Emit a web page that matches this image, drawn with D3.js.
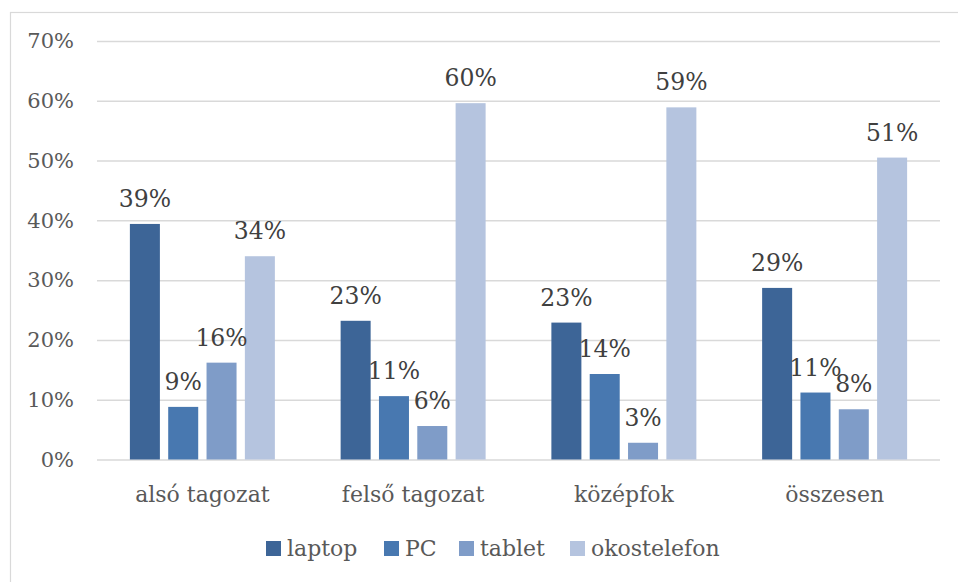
<!DOCTYPE html>
<html lang="hu">
<head>
  <meta charset="UTF-8">
  <title>Eszközök tagozatonként</title>
  <style>
    body { margin: 0; background: #fff; }
    svg text { font-family: "DejaVu Serif", serif; }
  </style>
</head>
<body>
  <div class="chart"></div>

  <script src="https://cdnjs.cloudflare.com/ajax/libs/d3/7.8.5/d3.min.js"></script>
  <script>
    // adatok
    const categories = ['alsó tagozat', 'felső tagozat', 'középfok', 'összesen'];
    const seriesNames = ['laptop', 'PC', 'tablet', 'okostelefon'];
    const laptop = [39.4, 23.2, 22.9, 28.7];
    const pc = [8.8, 10.6, 14.3, 11.2];
    const tablet = [16.2, 5.6, 2.8, 8.4];
    const okostelefon = [34.0, 59.6, 58.9, 50.5];
    const yTicks = [0, 10, 20, 30, 40, 50, 60, 70];
    const colors = ['#3d6597', '#4878b0', '#7f9cc8', '#b5c4df'];

    const values = [laptop, pc, tablet, okostelefon];

    const width = 958, height = 582;
    const plot = { left: 97, right: 940, top: 41, bottom: 459.5 };

    const svg = d3.select('.chart')
      .append('svg')
      .attr('width', width)
      .attr('height', height);

    // keret
    svg.append('rect')
      .attr('x', 10.5)
      .attr('y', 12.5)
      .attr('width', width)
      .attr('height', height)
      .style('fill', 'none')
      .style('stroke', '#d9d9d9')
      .style('stroke-width', 1.2);

    const y = d3.scaleLinear().domain([0, 70]).range([plot.bottom, plot.top]);

    const x0 = d3.scaleBand()
      .domain(categories)
      .range([plot.left, plot.right])
      .paddingInner(0.2726)
      .paddingOuter(0.1363);

    const x1 = d3.scaleBand()
      .domain(seriesNames)
      .range([0, x0.bandwidth()])
      .paddingInner(0.217)
      .paddingOuter(0.1085);

    // racsvonalak
    const yAxis = d3.axisLeft(y)
      .tickValues(yTicks)
      .tickSize(-(plot.right - plot.left))
      .tickPadding(23)
      .tickFormat(d => d + '%');

    const gy = svg.append('g')
      .attr('transform', 'translate(' + plot.left + ',0)')
      .call(yAxis);
    gy.select('.domain').remove();
    gy.selectAll('.tick line')
      .attr('stroke', '#d9d9d9')
      .attr('stroke-width', 1.5);
    gy.selectAll('.tick text')
      .attr('fill', '#595959')
      .attr('font-size', 21)
      .attr('font-family', '"DejaVu Serif", serif');

    // oszlopok
    const groups = svg.append('g')
      .selectAll('g')
      .data(categories)
      .join('g')
      .attr('transform', d => 'translate(' + x0(d) + ',0)');

    groups.selectAll('rect')
      .data((c, ci) => seriesNames.map((s, si) => ({ s: s, si: si, v: values[si][ci] })))
      .join('rect')
      .attr('x', d => x1(d.s))
      .attr('y', d => y(d.v))
      .attr('width', x1.bandwidth())
      .attr('height', d => y(0) - y(d.v))
      .attr('fill', d => colors[d.si]);

    // adatcimkek
    groups.selectAll('text.val')
      .data((c, ci) => seriesNames.map((s, si) => ({ s: s, si: si, v: values[si][ci] })))
      .join('text')
      .attr('class', 'val')
      .attr('x', d => x1(d.s) + x1.bandwidth() / 2)
      .attr('y', d => y(d.v) - 17)
      .attr('text-anchor', 'middle')
      .attr('fill', '#404040')
      .attr('font-size', 23.5)
      .text(d => Math.round(d.v) + '%');

    // kategoria tengely
    const xAxis = d3.axisBottom(x0).tickSize(0).tickPadding(0);
    const gx = svg.append('g')
      .attr('transform', 'translate(0,' + plot.bottom + ')')
      .call(xAxis);
    gx.select('.domain').remove();
    gx.selectAll('.tick text')
      .attr('dy', 0)
      .attr('y', 42)
      .attr('fill', '#595959')
      .attr('font-size', 22)
      .attr('font-family', '"DejaVu Serif", serif');

    // jelmagyarazat
    const legendX = [266, 384, 459, 570];
    const legend = svg.append('g')
      .selectAll('g')
      .data(seriesNames)
      .join('g')
      .attr('transform', (d, i) => 'translate(' + legendX[i] + ',541)');
    legend.append('rect')
      .attr('width', 15)
      .attr('height', 15)
      .attr('fill', (d, i) => colors[i]);
    legend.append('text')
      .attr('x', 21)
      .attr('y', 15)
      .attr('fill', '#595959')
      .attr('font-size', 22)
      .text(d => d);
  </script>
</body>
</html>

## GIVEN PROBLEM
Copy the whole of the material above exactly, but not its images.

## WRITTEN SOLUTION
Emit a web page that matches this image, drawn with D3.js.
<!DOCTYPE html>
<html lang="hu">
<head>
  <meta charset="UTF-8">
  <title>Eszközök tagozatonként</title>
  <style>
    body { margin: 0; background: #fff; }
    svg text { font-family: "DejaVu Serif", serif; }
  </style>
</head>
<body>
  <div class="chart"></div>

  <script src="https://cdnjs.cloudflare.com/ajax/libs/d3/7.8.5/d3.min.js"></script>
  <script>
    // adatok
    const categories = ['alsó tagozat', 'felső tagozat', 'középfok', 'összesen'];
    const seriesNames = ['laptop', 'PC', 'tablet', 'okostelefon'];
    const laptop = [39.4, 23.2, 22.9, 28.7];
    const pc = [8.8, 10.6, 14.3, 11.2];
    const tablet = [16.2, 5.6, 2.8, 8.4];
    const okostelefon = [34.0, 59.6, 58.9, 50.5];
    const yTicks = [0, 10, 20, 30, 40, 50, 60, 70];
    const colors = ['#3d6597', '#4878b0', '#7f9cc8', '#b5c4df'];

    const values = [laptop, pc, tablet, okostelefon];

    const width = 958, height = 582;
    const plot = { left: 97, right: 940, top: 41, bottom: 459.5 };

    const svg = d3.select('.chart')
      .append('svg')
      .attr('width', width)
      .attr('height', height);

    // keret
    svg.append('rect')
      .attr('x', 10.5)
      .attr('y', 12.5)
      .attr('width', width)
      .attr('height', height)
      .style('fill', 'none')
      .style('stroke', '#d9d9d9')
      .style('stroke-width', 1.2);

    const y = d3.scaleLinear().domain([0, 70]).range([plot.bottom, plot.top]);

    const x0 = d3.scaleBand()
      .domain(categories)
      .range([plot.left, plot.right])
      .paddingInner(0.2726)
      .paddingOuter(0.1363);

    const x1 = d3.scaleBand()
      .domain(seriesNames)
      .range([0, x0.bandwidth()])
      .paddingInner(0.217)
      .paddingOuter(0.1085);

    // racsvonalak
    const yAxis = d3.axisLeft(y)
      .tickValues(yTicks)
      .tickSize(-(plot.right - plot.left))
      .tickPadding(23)
      .tickFormat(d => d + '%');

    const gy = svg.append('g')
      .attr('transform', 'translate(' + plot.left + ',0)')
      .call(yAxis);
    gy.select('.domain').remove();
    gy.selectAll('.tick line')
      .attr('stroke', '#d9d9d9')
      .attr('stroke-width', 1.5);
    gy.selectAll('.tick text')
      .attr('fill', '#595959')
      .attr('font-size', 21)
      .attr('font-family', '"DejaVu Serif", serif');

    // oszlopok
    const groups = svg.append('g')
      .selectAll('g')
      .data(categories)
      .join('g')
      .attr('transform', d => 'translate(' + x0(d) + ',0)');

    groups.selectAll('rect')
      .data((c, ci) => seriesNames.map((s, si) => ({ s: s, si: si, v: values[si][ci] })))
      .join('rect')
      .attr('x', d => x1(d.s))
      .attr('y', d => y(d.v))
      .attr('width', x1.bandwidth())
      .attr('height', d => y(0) - y(d.v))
      .attr('fill', d => colors[d.si]);

    // adatcimkek
    groups.selectAll('text.val')
      .data((c, ci) => seriesNames.map((s, si) => ({ s: s, si: si, v: values[si][ci] })))
      .join('text')
      .attr('class', 'val')
      .attr('x', d => x1(d.s) + x1.bandwidth() / 2)
      .attr('y', d => y(d.v) - 17)
      .attr('text-anchor', 'middle')
      .attr('fill', '#404040')
      .attr('font-size', 23.5)
      .text(d => Math.round(d.v) + '%');

    // kategoria tengely
    const xAxis = d3.axisBottom(x0).tickSize(0).tickPadding(0);
    const gx = svg.append('g')
      .attr('transform', 'translate(0,' + plot.bottom + ')')
      .call(xAxis);
    gx.select('.domain').remove();
    gx.selectAll('.tick text')
      .attr('dy', 0)
      .attr('y', 42)
      .attr('fill', '#595959')
      .attr('font-size', 22)
      .attr('font-family', '"DejaVu Serif", serif');

    // jelmagyarazat
    const legendX = [266, 384, 459, 570];
    const legend = svg.append('g')
      .selectAll('g')
      .data(seriesNames)
      .join('g')
      .attr('transform', (d, i) => 'translate(' + legendX[i] + ',541)');
    legend.append('rect')
      .attr('width', 15)
      .attr('height', 15)
      .attr('fill', (d, i) => colors[i]);
    legend.append('text')
      .attr('x', 21)
      .attr('y', 15)
      .attr('fill', '#595959')
      .attr('font-size', 22)
      .text(d => d);
  </script>
</body>
</html>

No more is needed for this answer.